Even so, serious doubts about the rule of law remain for us in Palo Alto— or Chicago or New York. Special legislation and retroactive laws offend the rule of law; yet both are rampant. The rot starts at the top. The Supreme Court takes pride in its ability to formulate general protection for property rights and celebrates the use of “ad hoc rules” for land-use planning. This relaxed attitude opens the door to Palo Alto’s huge doses of special legislation and Byzantine and interminable procedures. The stifling of new development yields an enormous premium to the rich and famous who settled down before the barriers to entry went up. But we delude ourselves into thinking that Palo Alto’s restrictive decisions are guided by some neutral expertise that allows government panels to “designate” who may build on what land.
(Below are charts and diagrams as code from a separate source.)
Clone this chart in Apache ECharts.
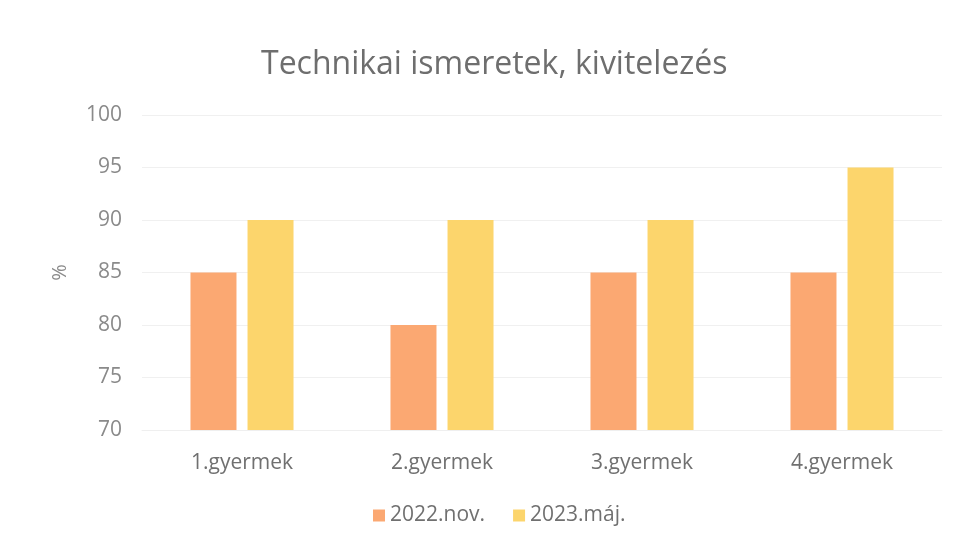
<!DOCTYPE html>
<html>
<head>
<meta charset="utf-8">
<script src="https://cdn.jsdelivr.net/npm/echarts@6/dist/echarts.min.js"></script>
<style>
  html, body { margin: 0; padding: 0; background: #fff; }
  #chart { width: 961px; height: 547px; }
</style>
</head>
<body>
<div id="chart"></div>
<script>
const categories = ['1.gyermek', '2.gyermek', '3.gyermek', '4.gyermek']
const nov2022 = [85, 80, 85, 85]
const maj2023 = [90, 90, 90, 95]
const yTicks = [70, 75, 80, 85, 90, 95, 100]

const font = '"Open Sans", Lato, sans-serif'
const chart = echarts.init(document.getElementById('chart'))

chart.setOption({
  animation: false,
  textStyle: { fontFamily: font },
  title: {
    text: 'Technikai ismeretek, kivitelezés',
    left: 256,
    top: 44,
    textStyle: { fontSize: 32, fontWeight: 'normal', color: '#6e6e6e', fontFamily: font }
  },
  legend: {
    bottom: 16,
    left: 368,
    itemWidth: 12,
    itemHeight: 12,
    itemGap: 28,
    icon: 'rect',
    textStyle: { fontSize: 21, color: '#707070', fontFamily: font }
  },
  grid: { left: 142, right: 19, top: 115, bottom: 117 },
  xAxis: {
    type: 'category',
    data: categories,
    axisLine: { show: true, lineStyle: { color: '#efefef' } },
    axisTick: { show: false },
    axisLabel: { fontSize: 21, color: '#707070', margin: 23, fontFamily: font }
  },
  yAxis: {
    type: 'value',
    min: yTicks[0],
    max: yTicks[yTicks.length - 1],
    interval: 5,
    name: '%',
    nameLocation: 'middle',
    nameGap: 72,
    nameRotate: 90,
    nameTextStyle: { fontSize: 20, color: '#8a8a8a', fontFamily: font },
    axisLine: { show: false },
    axisTick: { show: false },
    axisLabel: { fontSize: 21, color: '#8a8a8a', margin: 20, fontFamily: font },
    splitLine: { lineStyle: { color: '#f0f0f0' } }
  },
  series: [{
    name: '2022.nov.',
    type: 'bar',
    data: nov2022,
    barWidth: '23%',
    barGap: '24%',
    itemStyle: { color: '#fba872' }
  }, {
    name: '2023.máj.',
    type: 'bar',
    data: maj2023,
    barWidth: '23%',
    itemStyle: { color: '#fcd56c' }
  }]
})
</script>
</body>
</html>
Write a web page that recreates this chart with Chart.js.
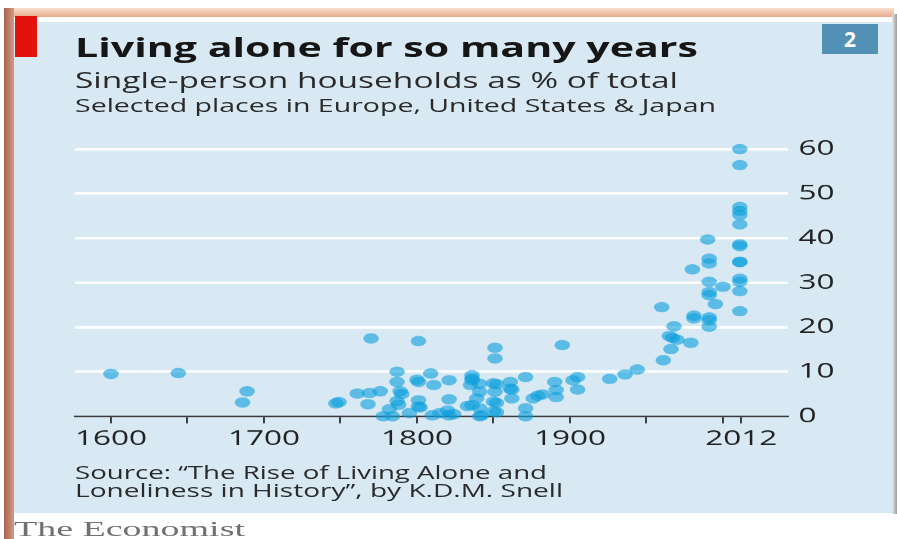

In today’s overheated world, permits to build can count for upward of 80 percent of the value of any parcel of land. Restrictive building policies stifle economic competition and create a new form of protectionism if the furniture store on the west side of the boulevard can persuade the zoning board to keep out a potential rival on the east side.

Elsewhere, the prohibition against retroactive legislation has frequently broken down, so that legal transactions can be ripped open, creating vast new liabilities when none existed before. Retroactive taxation and regulation are routine business today. The endless political churning results in a diminution of social wealth. The stability of property rights in land and in patents is needed to harness productive private labor, free from endless political machinations. But we will never design stable and sensible property rights consistent with the rule of law until we, collectively, are persuaded that these actually advance human welfare. Seeing the indissoluble connection among property rights, the rule of law, and economic well-being will not solve all our problems. But it is a giant first step in that direction.